[Stored items]
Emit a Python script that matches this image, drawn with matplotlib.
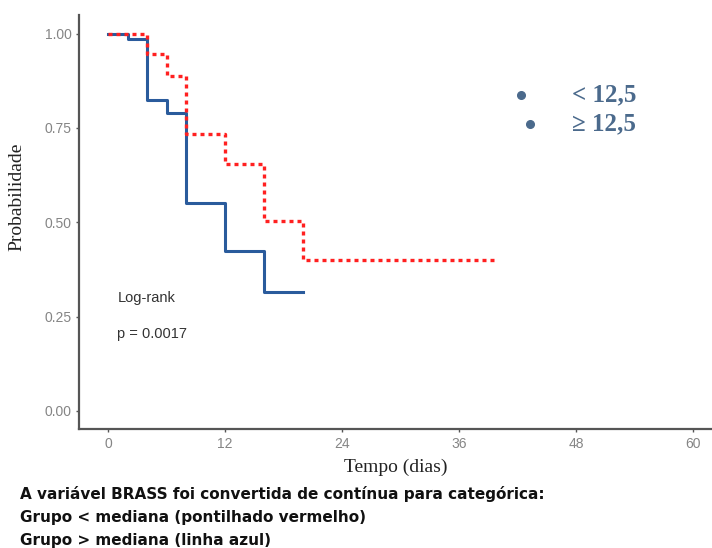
import numpy as np
import matplotlib.pyplot as plt

# Curvas de Kaplan-Meier (tempo em dias, probabilidade de sobrevida)
tempo_azul = [0, 2, 4, 6, 8, 12, 16, 20]
prob_azul = [1.0, 0.986, 0.825, 0.79, 0.55, 0.423, 0.316, 0.316]

tempo_verm = [0, 4, 6, 8, 12, 16, 20, 40]
prob_verm = [1.0, 0.947, 0.888, 0.734, 0.654, 0.503, 0.40, 0.40]

xticks = [0, 12, 24, 36, 48, 60]
yticks = [0.00, 0.25, 0.50, 0.75, 1.00]
legenda = ['< 12,5', '≥ 12,5']

fig = plt.figure(figsize=(7.12, 5.48), dpi=100)
ax = fig.add_axes([0.111, 0.217, 0.889, 0.756])

ax.step(tempo_azul, prob_azul, where='post', color='#2a5b9c', linewidth=2.2)
ax.step(tempo_verm, prob_verm, where='post', color='#ff2020', linewidth=2.4,
        linestyle=(0, (1.2, 1.2)))

ax.set_xlim(-2.97, 61.9)
ax.set_ylim(-0.048, 1.05)
ax.set_xticks(xticks)
ax.set_yticks(yticks)
ax.set_yticklabels(['%.2f' % v for v in yticks])
for lbl in ax.get_xticklabels() + ax.get_yticklabels():
    lbl.set_family('Liberation Sans')

for lado in ['top', 'right']:
    ax.spines[lado].set_visible(False)
for lado in ['left', 'bottom']:
    ax.spines[lado].set_color('#555555')
    ax.spines[lado].set_linewidth(1.6)
ax.tick_params(length=2.5, width=1, color='#555555', labelcolor='#858585',
               labelsize=10, pad=3)

ax.set_xlabel('Tempo (dias)', family='Liberation Serif', fontsize=14,
              color='#222222', labelpad=6)
ax.set_ylabel('Probabilidade', family='Liberation Serif', fontsize=14,
              color='#222222')
ax.yaxis.set_label_coords(-0.085, 0.56)

ax.text(0.95, 0.30, 'Log-rank', family='Liberation Sans', fontsize=10.5,
        color='#333333', va='center')
ax.text(0.95, 0.205, 'p = 0.0017', family='Liberation Sans', fontsize=10.5,
        color='#333333', va='center')

# legenda manual com marcadores
cor_leg = '#4b6a8c'
fig.add_artist(plt.Line2D([521 / 712], [1 - 95 / 548], marker='o',
                          markersize=5.5, color=cor_leg, linestyle='none'))
fig.add_artist(plt.Line2D([530 / 712], [1 - 124 / 548], marker='o',
                          markersize=5.5, color=cor_leg, linestyle='none'))
fig.text(572 / 712, 1 - 95 / 548, legenda[0], family='Liberation Serif',
         fontsize=18, fontweight='bold', color=cor_leg, va='center')
fig.text(572 / 712, 1 - 124 / 548, legenda[1], family='Liberation Serif',
         fontsize=18, fontweight='bold', color=cor_leg, va='center')

nota = ['A variável BRASS foi convertida de contínua para categórica:',
        'Grupo < mediana (pontilhado vermelho)',
        'Grupo > mediana (linha azul)']
for i, linha in enumerate(nota):
    fig.text(20 / 712, 1 - (494 + 23.5 * i) / 548, linha, family='DejaVu Sans',
             fontsize=11, fontweight='bold', color='#111111', va='center')

fig.savefig('out.png', dpi=100)
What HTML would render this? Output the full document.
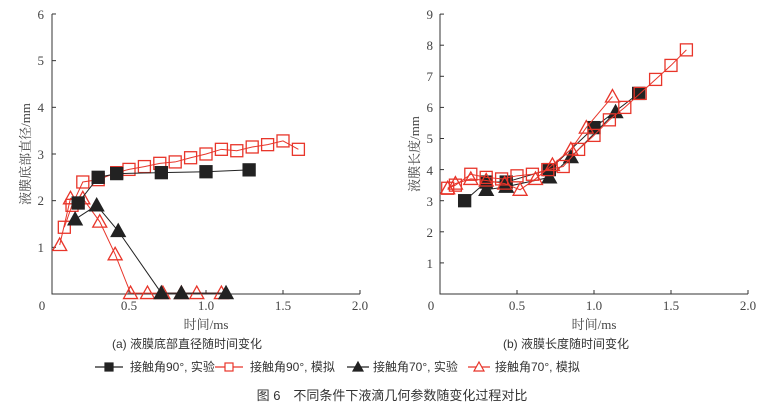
<!DOCTYPE html>
<html><head><meta charset="utf-8"><style>
body{margin:0;background:#fff;}
svg{display:block;font-family:"Liberation Serif","Noto Serif CJK SC",serif;}
.cj{font-family:"Liberation Sans","Noto Sans CJK SC",sans-serif;}
</style></head><body>
<svg id="s" width="784" height="405" viewBox="0 0 784 405" xmlns="http://www.w3.org/2000/svg">
<g stroke="#333" stroke-width="1" fill="none">
<path d="M52,14V294H360"/>
<path d="M440,14V294H748"/>
</g>
<g id="ticks" stroke="#333" stroke-width="1"></g>
<g font-size="13" fill="#444" text-anchor="middle">
<text x="42" y="310">0</text>
<text x="129" y="310">0.5</text><text x="206" y="310">1.0</text><text x="283" y="310">1.5</text><text x="360" y="310">2.0</text>
<text x="44" y="252" text-anchor="end">1</text><text x="44" y="205" text-anchor="end">2</text><text x="44" y="159" text-anchor="end">3</text><text x="44" y="112" text-anchor="end">4</text><text x="44" y="65" text-anchor="end">5</text><text x="44" y="19" text-anchor="end">6</text>
<text x="431" y="310" >0</text>
<text x="517" y="310">0.5</text><text x="594" y="310">1.0</text><text x="671" y="310">1.5</text><text x="748" y="310">2.0</text>
<text x="433" y="268" text-anchor="end">1</text><text x="433" y="237" text-anchor="end">2</text><text x="433" y="206" text-anchor="end">3</text><text x="433" y="175" text-anchor="end">4</text><text x="433" y="143" text-anchor="end">5</text><text x="433" y="112" text-anchor="end">6</text><text x="433" y="81" text-anchor="end">7</text><text x="433" y="50" text-anchor="end">8</text><text x="433" y="19" text-anchor="end">9</text>
<text x="206" y="329">时间/ms</text>
<text x="594" y="329">时间/ms</text>
<text transform="translate(30,154) rotate(-90)">液膜底部直径/mm</text>
<text transform="translate(419,154) rotate(-90)">液膜长度/mm</text>
</g>
<g id="data"></g>
<g class="cj" font-size="12" fill="#333">
<text x="112" y="348">(a) 液膜底部直径随时间变化</text>
<text x="503" y="348">(b) 液膜长度随时间变化</text>
<text x="130" y="371">接触角90°, 实验</text>
<text x="250" y="371">接触角90°, 模拟</text>
<text x="373" y="371">接触角70°, 实验</text>
<text x="495" y="371">接触角70°, 模拟</text>
<text x="392" y="400" font-size="13" text-anchor="middle">图 6　不同条件下液滴几何参数随变化过程对比</text>
</g>
<g id="leg"></g>
</svg>
<script>
var NS="http://www.w3.org/2000/svg";
function el(p,t,a){var e=document.createElementNS(NS,t);for(var k in a)e.setAttribute(k,a[k]);p.appendChild(e);return e;}
var T=document.getElementById('ticks');
for(var i=0;i<=4;i++){var x=52+i*77;el(T,'line',{x1:x,x2:x,y1:294,y2:290});x=440+i*77;el(T,'line',{x1:x,x2:x,y1:294,y2:290});}
for(var i=1;i<=6;i++){var y=294-i*46.67;el(T,'line',{x1:52,x2:56,y1:y,y2:y});}
for(var i=1;i<=9;i++){var y=294-i*31.1;el(T,'line',{x1:440,x2:444,y1:y,y2:y});}
var D=document.getElementById('data');
function mk(g,t,x,y,c,f){
 if(t=='s') el(g,'rect',{x:x-6,y:y-6,width:12,height:12,fill:f?c:'none',stroke:c,'stroke-width':1.3});
 else el(g,'path',{d:'M'+x+','+(y-7)+'L'+(x+7)+','+(y+5.5)+'L'+(x-7)+','+(y+5.5)+'Z',fill:f?c:'none',stroke:c,'stroke-width':1.3});
}
function series(ox,sy,pts,t,c,f){
 var P=pts.map(function(p){return [ox+p[0]*154,294-p[1]*sy];});
 el(D,'polyline',{points:P.map(function(p){return p.join(',')}).join(' '),fill:'none',stroke:c,'stroke-width':1});
 P.forEach(function(p){mk(D,t,p[0],p[1],c,f);});
}
var K='#222',R='#e8352a';
var L=46.67,Rs=31.1;
series(52,L,[[0.08,1.43],[0.13,1.9],[0.2,2.4],[0.3,2.45],[0.42,2.6],[0.5,2.67],[0.6,2.73],[0.7,2.8],[0.8,2.83],[0.9,2.92],[1.0,3.0],[1.1,3.1],[1.2,3.07],[1.3,3.15],[1.4,3.2],[1.5,3.28],[1.6,3.1]],'s',R,0);
series(52,L,[[0.05,1.05],[0.12,2.05],[0.2,2.05],[0.31,1.55],[0.41,0.85],[0.51,0.02],[0.62,0.02],[0.72,0.02],[0.84,0.02],[0.94,0.02],[1.1,0.02]],'t',R,0);
series(52,L,[[0.17,1.95],[0.3,2.5],[0.42,2.58],[0.71,2.6],[1.0,2.62],[1.28,2.66]],'s',K,1);
series(52,L,[[0.15,1.6],[0.29,1.9],[0.43,1.35],[0.71,0.02],[0.84,0.02],[1.13,0.02]],'t',K,1);
series(440,Rs,[[0.16,3.0],[0.3,3.6],[0.43,3.6],[0.71,4.0],[1.0,5.35],[1.29,6.45]],'s',K,1);
series(440,Rs,[[0.3,3.35],[0.43,3.45],[0.71,3.75],[0.85,4.4],[1.14,5.85]],'t',K,1);
series(440,Rs,[[0.05,3.4],[0.1,3.5],[0.2,3.85],[0.3,3.75],[0.4,3.7],[0.5,3.8],[0.6,3.85],[0.7,4.0],[0.8,4.1],[0.9,4.65],[1.0,5.1],[1.1,5.6],[1.2,6.0],[1.3,6.45],[1.4,6.9],[1.5,7.35],[1.6,7.85]],'s',R,0);
series(440,Rs,[[0.05,3.4],[0.1,3.55],[0.2,3.7],[0.3,3.65],[0.42,3.55],[0.52,3.35],[0.62,3.7],[0.73,4.15],[0.85,4.65],[0.95,5.35],[1.12,6.35]],'t',R,0);
var G=document.getElementById('leg');
function lg(x1,x2,t,c,f){var y=367;el(G,'line',{x1:x1,x2:x2,y1:y,y2:y,stroke:c,'stroke-width':1.2});var m=(x1+x2)/2;
 if(t=='s') el(G,'rect',{x:m-4,y:y-4,width:8,height:8,fill:f?c:'#fff',stroke:c,'stroke-width':1.2});
 else el(G,'path',{d:'M'+m+','+(y-5)+'L'+(m+5)+','+(y+4)+'L'+(m-5)+','+(y+4)+'Z',fill:f?c:'#fff',stroke:c,'stroke-width':1.2});}
lg(95,123,'s',K,1);lg(215,243,'s',R,0);lg(347,369,'t',K,1);lg(468,490,'t',R,0);
</script>
</body></html>
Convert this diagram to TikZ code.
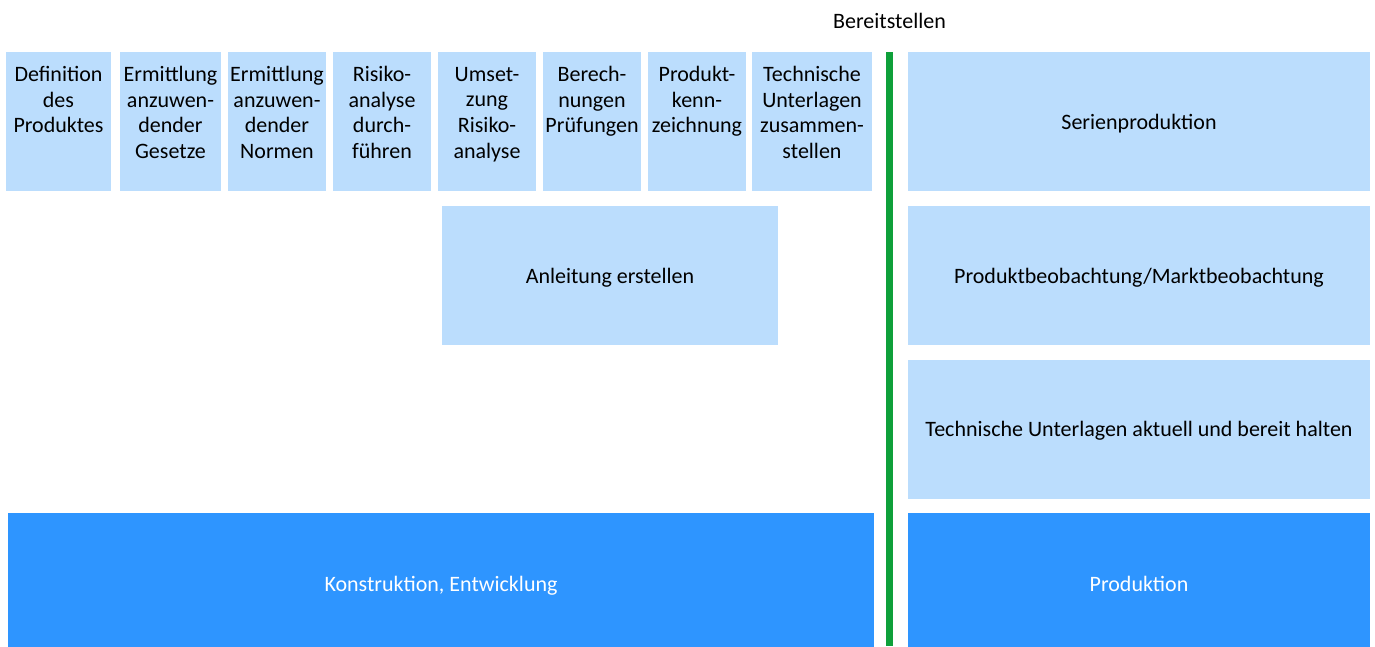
\documentclass[tikz,border=0pt]{standalone}
\usepackage{fontspec}
\setmainfont{Carlito}
\usepackage{tikz}
\usetikzlibrary{positioning}
\usepackage{xcolor}
\definecolor{lightbox}{RGB}{187,221,253}
\definecolor{darkbox}{RGB}{46,149,255}
\definecolor{divider}{RGB}{14,160,58}

\begin{document}
\begin{tikzpicture}[x=1pt,y=-1pt,
    every node/.style={font=\fontsize{22}{25.8}\selectfont},
    stepbox/.style={fill=lightbox,inner sep=0pt,minimum height=139pt,text height=16pt,text depth=1pt},
    steptext/.style={anchor=north,align=center,inner sep=0pt},
    phasebox/.style={fill=darkbox,inner sep=0pt,minimum height=142pt,text height=16pt,text depth=1pt,text=white},
  ]
  \useasboundingbox (0,0) rectangle (1375,646);

  \node[stepbox,minimum width=105pt] (def)  at (58.5,121.5) {};
  \node[stepbox,minimum width=101pt] (ges)  at (170.5,121.5) {};
  \node[stepbox,minimum width=98pt]  (norm) at (277,121.5) {};
  \node[stepbox,minimum width=98pt]  (risk) at (382,121.5) {};
  \node[stepbox,minimum width=98pt]  (ums)  at (487,121.5) {};
  \node[stepbox,minimum width=98pt]  (ber)  at (592,121.5) {};
  \node[stepbox,minimum width=98pt]  (kenn) at (697,121.5) {};
  \node[stepbox,minimum width=120pt] (tech) at (812,121.5) {};

  \node[steptext] (def-t)  at ([yshift=-14pt]def.north)  {Definition\\des\\Produktes};
  \node[steptext] (ges-t)  at ([yshift=-14pt]ges.north)  {Ermittlung\\anzuwen-\\dender\\Gesetze};
  \node[steptext] (norm-t) at ([yshift=-14pt]norm.north) {Ermittlung\\anzuwen-\\dender\\Normen};
  \node[steptext] (risk-t) at ([yshift=-14pt]risk.north) {Risiko-\\analyse\\durch-\\führen};
  \node[steptext] (ums-t)  at ([yshift=-15pt]ums.north)  {Umset-\\zung\\Risiko-\\analyse};
  \node[steptext] (ber-t)  at ([yshift=-14pt]ber.north)  {Berech-\\nungen\\Prüfungen};
  \node[steptext] (kenn-t) at ([yshift=-14pt]kenn.north) {Produkt-\\kenn-\\zeichnung};
  \node[steptext] (tech-t) at ([yshift=-14pt]tech.north) {Technische\\Unterlagen\\zusammen-\\stellen};

  \node[stepbox,minimum width=336pt] (anl) at (610,275.5) {Anleitung erstellen};

  \node[stepbox,minimum width=462pt] (serie) at (1139,121.5) {Serienproduktion};
  \node[stepbox,minimum width=462pt] (markt) at (1139,275.5) {Produktbeobachtung/Marktbeobachtung};
  \node[stepbox,minimum width=462pt] (halt)  at (1139,429) {Technische Unterlagen aktuell und bereit halten};

  \node[phasebox,minimum width=866pt] (konst) at (441,584) {Konstruktion, Entwicklung};
  \node[phasebox,minimum width=462pt] (prod)  at (1139,584) {Produktion};

  \node (bereit) at (889.5,21) {Bereitstellen};
  \coordinate (line-top) at (889.5,52);
  \coordinate (line-bot) at (889.5,646);
  \draw[divider,line width=7pt] (line-top) -- (line-bot);
\end{tikzpicture}
\end{document}
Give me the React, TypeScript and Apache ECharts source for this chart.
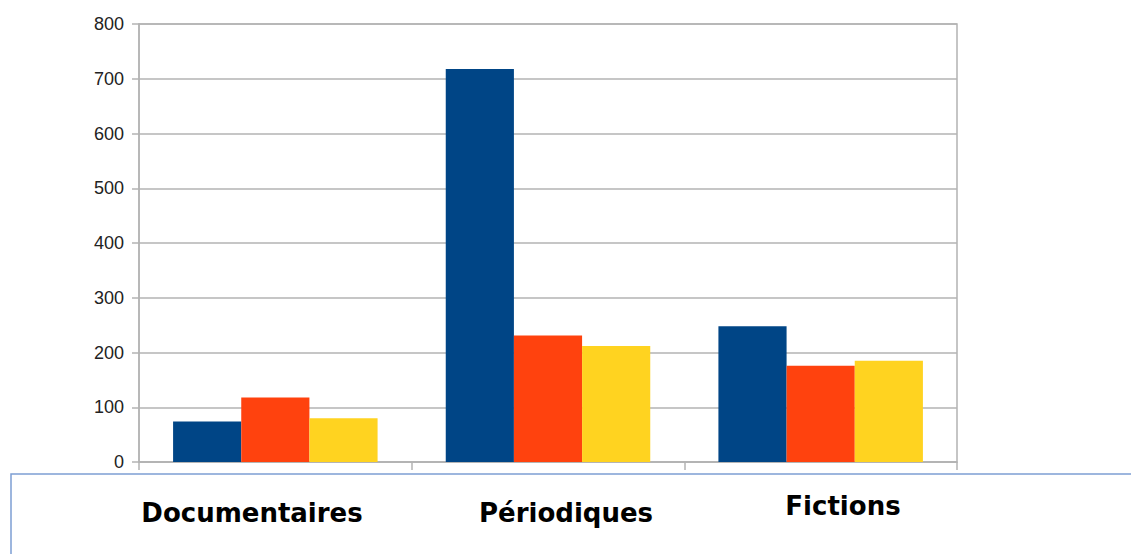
import React, { useEffect, useRef } from "react";
import * as echarts from "echarts";

const categories = ["Documentaires", "Périodiques", "Fictions"];
const seriesA = [74, 718, 248];
const seriesB = [118, 231, 176];
const seriesC = [80, 212, 185];
const yTicks = [0, 100, 200, 300, 400, 500, 600, 700, 800];

const colors = ["#004586", "#ff420e", "#ffd320"];
const labelPos = [
  { x: 252, y: 513 },
  { x: 566, y: 513 },
  { x: 843, y: 506 },
];

export default function App() {
  const ref = useRef<HTMLDivElement>(null);
  useEffect(() => {
    if (!ref.current) return;
    const chart = echarts.init(ref.current, null, { renderer: "svg" });
    const lineColor = "#b3b3b3";
    chart.setOption({
      animation: false,
      grid: {
        left: 139,
        top: 24,
        width: 818,
        height: 438,
        show: true,
        borderColor: lineColor,
        borderWidth: 1.5,
      },
      xAxis: {
        type: "category",
        data: categories,
        axisLine: { show: true, lineStyle: { color: lineColor, width: 1.5 } },
        axisTick: { show: true, length: 8, lineStyle: { color: lineColor, width: 1.5 } },
        axisLabel: { show: false },
      },
      yAxis: {
        type: "value",
        min: yTicks[0],
        max: yTicks[yTicks.length - 1],
        interval: 100,
        axisLine: { show: true, lineStyle: { color: lineColor, width: 1.5 } },
        axisTick: { show: true, length: 7, lineStyle: { color: lineColor, width: 1.5 } },
        splitLine: { show: true, lineStyle: { color: lineColor, width: 1.5 } },
        axisLabel: {
          margin: 15,
          fontSize: 18,
          color: "#222",
          fontFamily: "Liberation Sans, Arial, sans-serif",
        },
      },
      series: [seriesA, seriesB, seriesC].map((d, i) => ({
        type: "bar",
        data: d,
        barGap: "0%",
        barCategoryGap: "25%",
        itemStyle: { color: colors[i] },
      })),
      graphic: [
        {
          type: "rect",
          shape: { x: 11, y: 474, width: 1200, height: 200 },
          style: { fill: "none", stroke: "#7d9fd3", lineWidth: 1.5 },
          z: 10,
        },
        ...categories.map((c, i) => ({
          type: "text",
          x: labelPos[i].x,
          y: labelPos[i].y,
          style: {
            text: c,
            fontSize: 26,
            fontWeight: "bold",
            fontFamily: '"Comic Sans MS", "DejaVu Sans", sans-serif',
            fill: "#000",
            textAlign: "center",
            textVerticalAlign: "middle",
          },
          z: 11,
        })),
      ],
    });
    return () => chart.dispose();
  }, []);
  return (
    <div
      ref={ref}
      style={{ position: "fixed", left: 0, top: 0, width: 1131, height: 554, background: "#fff" }}
    />
  );
}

• [Directions for this task] Repeat, with no pictures, each line from the beginning of the data through the line containing "prob_azul = [1.0, 0.986, 0.825, 0.79, 0.55, 0.423, 0.316, 0.316]", inclusive.

• [Solved exercise]
Emit a Python script that matches this image, drawn with matplotlib.
import numpy as np
import matplotlib.pyplot as plt

# Curvas de Kaplan-Meier (tempo em dias, probabilidade de sobrevida)
tempo_azul = [0, 2, 4, 6, 8, 12, 16, 20]
prob_azul = [1.0, 0.986, 0.825, 0.79, 0.55, 0.423, 0.316, 0.316]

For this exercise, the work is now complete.